Chacun, chacune fait ce qu'il-elle veut dans son intimité. Personne ne devrait imposer de "modèle à suivre". Et ce qui me dérange le plus c'est que c'est sous couvert de "c'est la nature".
La nature n'est pas machiste. C'est l'interprétation humaine de la nature qui l'est.

5 commentaires:

Anonyme a dit…

En fait, je pense que le sexe de la femme fait peur, justement parce qu'il est interne et donc, on n'a aucune prise dessus.

C'est un peu comme un enfant à qui on demande d'aller la nuit en forêt, il va avoir peur.

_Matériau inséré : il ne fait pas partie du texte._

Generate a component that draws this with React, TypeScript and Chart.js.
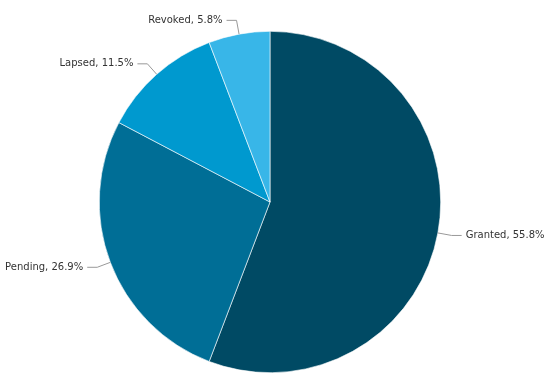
import React, { useEffect, useRef } from "react";
import { Chart, registerables } from "chart.js";

Chart.register(...registerables);

const categories = ["Granted", "Pending", "Lapsed", "Revoked"];
const values = [55.8, 26.9, 11.5, 5.8];
const colors = ["#004a64", "#006e96", "#0099cf", "#38b6e8"];

const labelPlugin = {
  id: "pieLabels",
  afterDatasetsDraw(chart: any) {
    const ctx = chart.ctx;
    const meta = chart.getDatasetMeta(0);
    ctx.save();
    ctx.font = "10px 'DejaVu Sans', Verdana, sans-serif";
    ctx.textBaseline = "middle";
    meta.data.forEach((arc: any, i: number) => {
      const { x, y, startAngle, endAngle, outerRadius } = arc.getProps(
        ["x", "y", "startAngle", "endAngle", "outerRadius"],
        true
      );
      const mid = (startAngle + endAngle) / 2;
      const cx = Math.cos(mid);
      const cy = Math.sin(mid);
      const x0 = x + cx * outerRadius;
      const y0 = y + cy * outerRadius;
      const x1 = x + cx * (outerRadius + 14);
      const y1 = y + cy * (outerRadius + 14);
      const right = cx >= 0;
      const x2 = x1 + (right ? 10 : -10);
      ctx.strokeStyle = "#999999";
      ctx.lineWidth = 1;
      ctx.beginPath();
      ctx.moveTo(x0, y0);
      ctx.lineTo(x1, y1);
      ctx.lineTo(x2, y1);
      ctx.stroke();
      ctx.fillStyle = "#333333";
      ctx.textAlign = right ? "left" : "right";
      const text = `${categories[i]}, ${values[i].toFixed(1)}%`;
      ctx.fillText(text, x2 + (right ? 4 : -4), y1);
    });
    ctx.restore();
  },
};

export default function App() {
  const ref = useRef<HTMLCanvasElement | null>(null);
  useEffect(() => {
    if (!ref.current) return;
    const chart = new Chart(ref.current, {
      type: "pie",
      data: {
        labels: categories,
        datasets: [
          {
            data: values,
            backgroundColor: colors,
            borderColor: "#ffffff",
            borderWidth: 0.6,
          },
        ],
      },
      options: {
        animation: false,
        responsive: false,
        maintainAspectRatio: false,
        layout: { padding: { top: 31, bottom: 15, left: 99, right: 109 } },
        plugins: {
          legend: { display: false },
          tooltip: { enabled: false },
        },
      },
      plugins: [labelPlugin],
    });
    return () => chart.destroy();
  }, []);
  return (
    <div style={{ position: "fixed", left: 0, top: 0, width: 550, height: 388, background: "#ffffff" }}>
      <canvas ref={ref} width={550} height={388} style={{ width: 550, height: 388 }} />
    </div>
  );
}
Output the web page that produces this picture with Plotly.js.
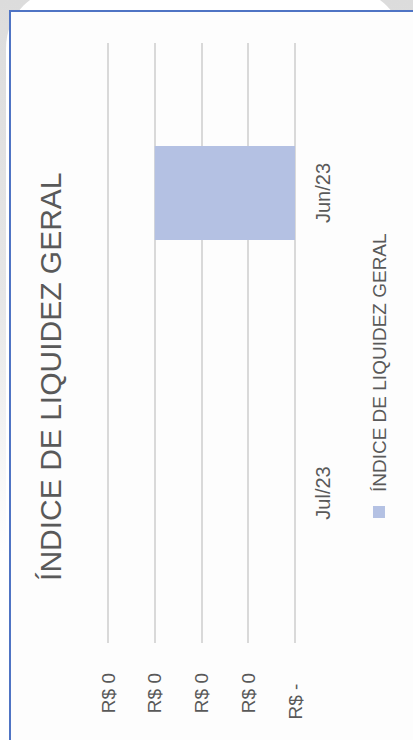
<!DOCTYPE html>
<html>
<head>
<meta charset="utf-8">
<script src="https://cdn.plot.ly/plotly-3.0.1.min.js"></script>
<style>
  html, body { margin:0; padding:0; width:413px; height:740px; overflow:hidden; }
  body { background: linear-gradient(to bottom, #dcdcdc 0%, #e6e6e6 40%, #ffffff 75%); }
  #screen { position:absolute; left:6px; top:-12px; width:398px; height:800px; background:#ffffff; border-radius:60px; }
  #frame { position:absolute; left:9px; top:10px; width:420px; height:760px; border-left:2px solid #4f74c4; border-top:2px solid #4f74c4; background:#fdfdfd; }
  #chart { position:absolute; left:0; top:0; width:740px; height:413px; transform-origin:0 0; transform:translate(0px, 740px) rotate(-90deg); }
</style>
</head>
<body>
<div id="screen"></div>
<div id="frame"></div>
<div id="chart"></div>
<script>
// Data
const categories = ['Jul/23', 'Jun/23'];
const values = [0, 0.3];
const seriesName = 'ÍNDICE DE LIQUIDEZ GERAL';
const tickValues = [0, 0.1, 0.2, 0.3, 0.4];
const tickLabels = ['R$ -\u00a0\u00a0', 'R$ 0', 'R$ 0', 'R$ 0', 'R$ 0'];
const chartTitle = 'ÍNDICE DE LIQUIDEZ GERAL';

const FONT = '"Liberation Sans", Arial, sans-serif';
const TXT = '#595959';

const trace = {
  type: 'bar',
  x: categories,
  y: values,
  name: seriesName,
  marker: { color: '#b4c1e3' },
  showlegend: true,
  hoverinfo: 'skip'
};

const layout = {
  width: 740,
  height: 413,
  margin: { l: 97, r: 43, t: 99, b: 118, pad: 0 },
  paper_bgcolor: 'rgba(0,0,0,0)',
  plot_bgcolor: 'rgba(0,0,0,0)',
  font: { family: FONT, color: TXT },
  bargap: 0.687,
  title: {
    text: chartTitle,
    font: { size: 30, color: TXT, family: FONT },
    xref: 'container', x: 0.491, xanchor: 'center',
    yref: 'container', y: 0.878, yanchor: 'middle'
  },
  xaxis: {
    type: 'category',
    categoryorder: 'array',
    categoryarray: categories,
    showgrid: false,
    showline: false,
    zeroline: false,
    ticks: '',
    tickfont: { size: 20, color: TXT, family: FONT },
    ticklabelstandoff: 14
  },
  yaxis: {
    range: [0, 0.41925],
    tickmode: 'array',
    tickvals: tickValues,
    ticktext: tickLabels,
    showgrid: true,
    gridcolor: '#d9d9d9',
    gridwidth: 2,
    zeroline: true,
    zerolinecolor: '#d9d9d9',
    zerolinewidth: 2,
    showline: false,
    ticks: '',
    tickfont: { size: 19, color: TXT, family: FONT },
    ticklabelstandoff: 29
  },
  legend: {
    orientation: 'h',
    xref: 'container', x: 0.281, xanchor: 'left',
    yref: 'container', y: 0.082, yanchor: 'middle',
    font: { size: 19, color: TXT, family: FONT },
    bgcolor: 'rgba(0,0,0,0)'
  }
};

Plotly.newPlot('chart', [trace], layout, { staticPlot: true, displayModeBar: false });
</script>
</body>
</html>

Donc ce qui nous fait peur, on le détruit ou on se l'approprie.

Dans de nombreux mythes, il y a une "femme dévorante", chez les Amérindiens, c'est la femme cactus je crois, qui dévore le sexe de Coyote, le trickster. Et sur les bas reliefs d'anciennes églises celtes, il y a des représentations de la Sheela-Na-Gigg, une femme au sexe béant et orné de dents.

ennA a dit…

Ce qui me dégoûte et choque en ce moment et que je passe peut-être aux yeux de certains et certaines comme une coincée, c'est la banalisation du porno et de retrouver les actrices du X invitées régulièrement dans les émissions télé pour vendre un salon, un dvd ou bien à l'inverse, un album. Puisque apparemment le porno mène à la chanson et à la télé.
Je ne parle même pas des radio libres.

Alice a dit…

Insium, c'est très juste. A ce propos, as-tu vu le film Teeth?

ennA, c'est choquant car on met le modèle porno comme LA référence en la matière et le problème c'est que le porno est machiste. Ce qui est encore plus pervers c'est que ce sont les actrices, donc des femmes (à mon avis soit manipulées soit forcées soit machsites elle-même) qui sont invitées sur les plateau télé et qui affirment que si si si le porno c'est très bien, sucer à s'étouffer, avaler, être humiliée c'est le comble du plaisir et c'est ce que toute les femmes veulent. Ca me répugne et ça m'horrifie.

Anonyme a dit…

ah ça libère d'écrire tout ça hein ;o) mais tu sais je crois pas que l'homme ignore le clitoris parce qu'il n'y pense pas, il l'ignore sciemment, il y a une volonté de ne pas connaître le sexe d'une femme. et les médias hyper sexistes reflètent cela, les médias sont les éducateurs et prescripteurs aujourd'hui.

Alice a dit…

Je pense exactement comme toi Emelire.